III. APPLICATION OF ARTICLE 41 OF THE CONVENTION
- Article
41 of the Convention provides:
“If the Court finds that there has been a
violation of the Convention or the Protocols thereto, and if the
internal law of the High Contracting Party concerned allows only
partial reparation to be made, the Court shall, if necessary, afford
just satisfaction to the injured party.”
A. Damage
- The
applicants claimed 15,000 euros (EUR) each in respect of
non-pecuniary damage.
- The
Government considered the amount claimed exorbitant and submitteds
that the finding of a violation would constitute sufficient just
satisfaction. They submitted, however, that if the Court considered
that an award should be made to the applicants, the sum of an
amount of EUR 6,000 to each
applicant would be adequate and reasonable.
- The
Court considers that the applicants must have sustained non-pecuniary
damage. Ruling on an equitable basis, it awards
the applicants jointly the amount of EUR 14,000 for
non-pecuniary damage, plus any tax that may be
chargeable on this amount.
B. Costs and expenses
- The
applicants also claimed EUR 615 each for
the costs and expenses incurred before the Court.
They produced three separate bills of costs for that amount in
support of their claim.
- The
Government contested the applicants’ claim
and submitted that the amount claimed was not reasonable. In
the event, however, the Court considered it appropriate to award the
applicants a sum under this head, the sum of EUR 1,000 for the
applicants jointly would be adequate.
- According
to the Court’s case-law, an applicant is entitled to the
reimbursement of costs and expenses only in so far as it has been
shown that these have been actually and necessarily incurred and were
reasonable as to quantum (see Iatridis
v. Greece (just satisfaction) [GC],
no. 31107/96, § 54, ECHR 2000 XI).
- Regard
being had to the documents in its possession and to its case-law, the
Court considers it reasonable to award the applicants the full amount
claimed under this head, namely EUR 615 each, plus any tax that may
be chargeable to the applicants.
C. Default interest
- The
Court considers it appropriate that the default interest should be
based on the marginal lending rate of the European Central Bank, to
which should be added three percentage points.

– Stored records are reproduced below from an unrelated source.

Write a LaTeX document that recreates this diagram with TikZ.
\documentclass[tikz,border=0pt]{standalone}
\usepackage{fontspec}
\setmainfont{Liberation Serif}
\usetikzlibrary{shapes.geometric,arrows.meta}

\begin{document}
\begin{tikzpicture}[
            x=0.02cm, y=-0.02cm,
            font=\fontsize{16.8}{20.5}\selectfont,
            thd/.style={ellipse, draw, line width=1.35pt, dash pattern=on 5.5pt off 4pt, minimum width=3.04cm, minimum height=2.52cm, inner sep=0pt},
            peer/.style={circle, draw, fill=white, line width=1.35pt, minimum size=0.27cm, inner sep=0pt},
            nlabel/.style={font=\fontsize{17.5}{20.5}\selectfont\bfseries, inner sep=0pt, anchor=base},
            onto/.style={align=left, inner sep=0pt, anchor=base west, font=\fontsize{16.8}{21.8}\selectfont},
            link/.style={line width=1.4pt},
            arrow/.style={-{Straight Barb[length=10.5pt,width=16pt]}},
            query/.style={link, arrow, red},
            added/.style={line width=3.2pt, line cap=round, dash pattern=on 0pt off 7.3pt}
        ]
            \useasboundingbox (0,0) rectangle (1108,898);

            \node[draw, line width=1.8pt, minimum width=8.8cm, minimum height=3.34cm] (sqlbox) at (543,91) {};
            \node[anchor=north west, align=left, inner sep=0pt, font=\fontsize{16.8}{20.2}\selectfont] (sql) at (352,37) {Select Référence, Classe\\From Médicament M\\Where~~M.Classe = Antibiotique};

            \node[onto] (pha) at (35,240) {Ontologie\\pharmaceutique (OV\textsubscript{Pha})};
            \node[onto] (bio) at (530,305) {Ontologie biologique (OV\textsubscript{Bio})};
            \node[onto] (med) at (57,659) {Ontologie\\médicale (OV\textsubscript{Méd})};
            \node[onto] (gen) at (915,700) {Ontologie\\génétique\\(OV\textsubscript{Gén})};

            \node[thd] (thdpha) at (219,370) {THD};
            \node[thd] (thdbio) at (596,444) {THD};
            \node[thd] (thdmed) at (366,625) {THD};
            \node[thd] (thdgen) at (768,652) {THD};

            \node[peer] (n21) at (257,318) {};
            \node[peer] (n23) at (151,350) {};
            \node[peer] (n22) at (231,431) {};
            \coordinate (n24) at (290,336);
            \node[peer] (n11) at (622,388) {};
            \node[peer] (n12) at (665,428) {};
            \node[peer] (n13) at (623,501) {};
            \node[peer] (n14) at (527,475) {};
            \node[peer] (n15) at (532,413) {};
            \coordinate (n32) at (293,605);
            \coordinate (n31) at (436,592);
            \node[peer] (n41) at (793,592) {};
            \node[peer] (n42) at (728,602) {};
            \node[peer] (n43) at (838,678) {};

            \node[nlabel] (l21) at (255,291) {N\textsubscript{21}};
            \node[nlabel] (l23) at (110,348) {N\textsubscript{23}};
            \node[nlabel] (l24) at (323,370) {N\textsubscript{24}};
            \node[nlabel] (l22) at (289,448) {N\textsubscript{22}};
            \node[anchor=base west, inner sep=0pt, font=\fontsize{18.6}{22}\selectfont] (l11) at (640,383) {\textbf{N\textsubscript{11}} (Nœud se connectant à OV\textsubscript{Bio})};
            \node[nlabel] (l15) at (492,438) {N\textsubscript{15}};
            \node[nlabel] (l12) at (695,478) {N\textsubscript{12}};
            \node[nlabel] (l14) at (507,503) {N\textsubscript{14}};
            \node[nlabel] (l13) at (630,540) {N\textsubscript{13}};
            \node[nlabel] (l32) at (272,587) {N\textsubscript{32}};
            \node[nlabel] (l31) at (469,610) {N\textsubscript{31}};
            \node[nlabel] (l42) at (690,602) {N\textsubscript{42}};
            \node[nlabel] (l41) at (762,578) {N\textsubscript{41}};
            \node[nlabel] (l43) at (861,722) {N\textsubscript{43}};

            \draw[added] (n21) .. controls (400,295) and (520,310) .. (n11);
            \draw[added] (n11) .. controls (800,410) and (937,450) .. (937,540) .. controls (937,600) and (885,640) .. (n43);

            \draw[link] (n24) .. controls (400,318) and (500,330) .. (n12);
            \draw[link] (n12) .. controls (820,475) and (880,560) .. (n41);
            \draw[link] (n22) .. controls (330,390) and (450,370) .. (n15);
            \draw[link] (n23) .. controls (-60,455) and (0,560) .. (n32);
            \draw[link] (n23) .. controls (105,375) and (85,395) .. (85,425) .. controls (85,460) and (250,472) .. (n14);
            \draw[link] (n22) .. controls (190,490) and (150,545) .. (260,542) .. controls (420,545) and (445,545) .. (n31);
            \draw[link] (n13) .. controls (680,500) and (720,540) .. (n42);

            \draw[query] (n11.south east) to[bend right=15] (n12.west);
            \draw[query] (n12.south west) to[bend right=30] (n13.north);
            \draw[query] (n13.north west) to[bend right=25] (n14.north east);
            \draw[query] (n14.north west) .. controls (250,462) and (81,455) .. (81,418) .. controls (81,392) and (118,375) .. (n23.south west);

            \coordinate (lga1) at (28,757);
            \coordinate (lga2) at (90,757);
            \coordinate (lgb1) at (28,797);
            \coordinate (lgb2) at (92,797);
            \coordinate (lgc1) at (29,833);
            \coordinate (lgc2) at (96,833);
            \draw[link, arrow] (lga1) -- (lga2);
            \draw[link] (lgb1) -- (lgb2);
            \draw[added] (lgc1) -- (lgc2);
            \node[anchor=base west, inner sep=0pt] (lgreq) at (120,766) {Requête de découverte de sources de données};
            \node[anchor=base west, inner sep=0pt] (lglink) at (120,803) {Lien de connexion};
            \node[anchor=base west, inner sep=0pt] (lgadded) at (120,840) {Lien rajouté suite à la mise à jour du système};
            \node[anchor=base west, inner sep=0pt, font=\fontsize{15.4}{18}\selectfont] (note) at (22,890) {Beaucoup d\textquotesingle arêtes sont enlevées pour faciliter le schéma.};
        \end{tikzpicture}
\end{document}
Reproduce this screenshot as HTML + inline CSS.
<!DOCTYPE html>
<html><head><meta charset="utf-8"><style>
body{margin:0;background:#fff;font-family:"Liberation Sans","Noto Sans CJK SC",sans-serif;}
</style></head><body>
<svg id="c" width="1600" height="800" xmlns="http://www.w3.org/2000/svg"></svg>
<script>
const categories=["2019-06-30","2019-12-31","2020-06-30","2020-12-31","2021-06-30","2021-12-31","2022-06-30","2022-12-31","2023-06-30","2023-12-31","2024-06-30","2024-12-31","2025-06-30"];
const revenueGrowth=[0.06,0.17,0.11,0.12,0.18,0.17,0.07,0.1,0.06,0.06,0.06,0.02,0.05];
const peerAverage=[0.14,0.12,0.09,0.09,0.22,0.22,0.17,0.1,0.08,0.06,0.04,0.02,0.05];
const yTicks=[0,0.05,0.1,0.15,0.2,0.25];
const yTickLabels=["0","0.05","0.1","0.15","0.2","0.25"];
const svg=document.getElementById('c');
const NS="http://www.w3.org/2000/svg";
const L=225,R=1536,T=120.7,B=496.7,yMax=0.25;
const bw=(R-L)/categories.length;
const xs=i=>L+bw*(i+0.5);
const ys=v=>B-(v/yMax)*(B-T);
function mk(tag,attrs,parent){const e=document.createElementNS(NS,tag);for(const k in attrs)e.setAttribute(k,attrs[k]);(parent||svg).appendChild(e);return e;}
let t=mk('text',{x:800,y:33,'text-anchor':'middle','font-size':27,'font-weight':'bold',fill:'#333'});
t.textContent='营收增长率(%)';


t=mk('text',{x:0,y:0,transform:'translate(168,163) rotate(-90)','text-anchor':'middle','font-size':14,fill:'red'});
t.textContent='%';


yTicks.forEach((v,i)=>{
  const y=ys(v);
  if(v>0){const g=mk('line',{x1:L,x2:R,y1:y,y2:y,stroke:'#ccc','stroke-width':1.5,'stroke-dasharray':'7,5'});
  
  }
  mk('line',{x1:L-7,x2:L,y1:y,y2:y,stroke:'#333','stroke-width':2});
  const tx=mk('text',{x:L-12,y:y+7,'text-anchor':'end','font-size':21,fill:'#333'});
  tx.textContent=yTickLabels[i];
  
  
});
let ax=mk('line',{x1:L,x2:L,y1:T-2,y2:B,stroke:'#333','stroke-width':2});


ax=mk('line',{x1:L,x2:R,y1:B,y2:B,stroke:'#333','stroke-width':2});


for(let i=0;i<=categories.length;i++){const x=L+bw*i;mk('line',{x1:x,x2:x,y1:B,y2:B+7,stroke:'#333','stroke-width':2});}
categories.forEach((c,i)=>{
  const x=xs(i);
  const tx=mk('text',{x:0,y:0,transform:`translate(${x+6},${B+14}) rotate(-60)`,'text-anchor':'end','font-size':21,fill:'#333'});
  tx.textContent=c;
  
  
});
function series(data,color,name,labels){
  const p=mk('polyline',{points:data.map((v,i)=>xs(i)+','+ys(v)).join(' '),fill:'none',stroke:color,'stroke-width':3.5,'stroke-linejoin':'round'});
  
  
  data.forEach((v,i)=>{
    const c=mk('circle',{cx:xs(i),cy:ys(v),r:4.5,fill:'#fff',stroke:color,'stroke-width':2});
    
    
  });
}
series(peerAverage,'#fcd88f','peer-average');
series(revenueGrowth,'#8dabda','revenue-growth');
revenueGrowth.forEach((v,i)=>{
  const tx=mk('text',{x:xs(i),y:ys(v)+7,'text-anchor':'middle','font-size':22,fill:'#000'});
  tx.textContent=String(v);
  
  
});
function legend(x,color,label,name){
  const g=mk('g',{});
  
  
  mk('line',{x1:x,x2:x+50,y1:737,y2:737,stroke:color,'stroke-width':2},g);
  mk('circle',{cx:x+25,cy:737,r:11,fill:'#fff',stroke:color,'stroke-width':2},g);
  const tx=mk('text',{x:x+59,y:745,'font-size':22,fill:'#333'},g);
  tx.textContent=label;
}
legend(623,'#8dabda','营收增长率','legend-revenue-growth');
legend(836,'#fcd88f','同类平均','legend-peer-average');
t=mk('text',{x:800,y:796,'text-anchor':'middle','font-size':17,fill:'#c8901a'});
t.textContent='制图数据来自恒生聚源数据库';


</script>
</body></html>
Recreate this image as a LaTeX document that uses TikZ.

FOR THESE REASONS, THE COURT UNANIMOUSLY
- Declares the application admissible;
- Holds that there has been a violation of Article
6 § 1 of the Convention;
- Holds that there has been a violation of Article
13 of the Convention;
- Holds
(a) that
the respondent State is to pay the applicants, within three months,
the following amounts:
(i)
EUR 14,000 (fourteen thousand euros)
jointly, plus any tax that may be chargeable, in respect of
non-pecuniary damage;
(ii)
EUR 615 (six hundred and fifteen euros), to each applicant plus
any tax that may be chargeable, in respect of costs and
expenses;
(b) that
from the expiry of the above-mentioned three months until settlement
simple interest shall be payable on the above amounts at a rate equal
to the marginal lending rate of the European Central Bank during the
default period plus three percentage points;
- Dismisses the remainder of the applicants’
claim for just satisfaction.
Done in English, and notified in writing on 10 May 2011, pursuant to
Rule 77 §§ 2 and 3 of the Rules of Court.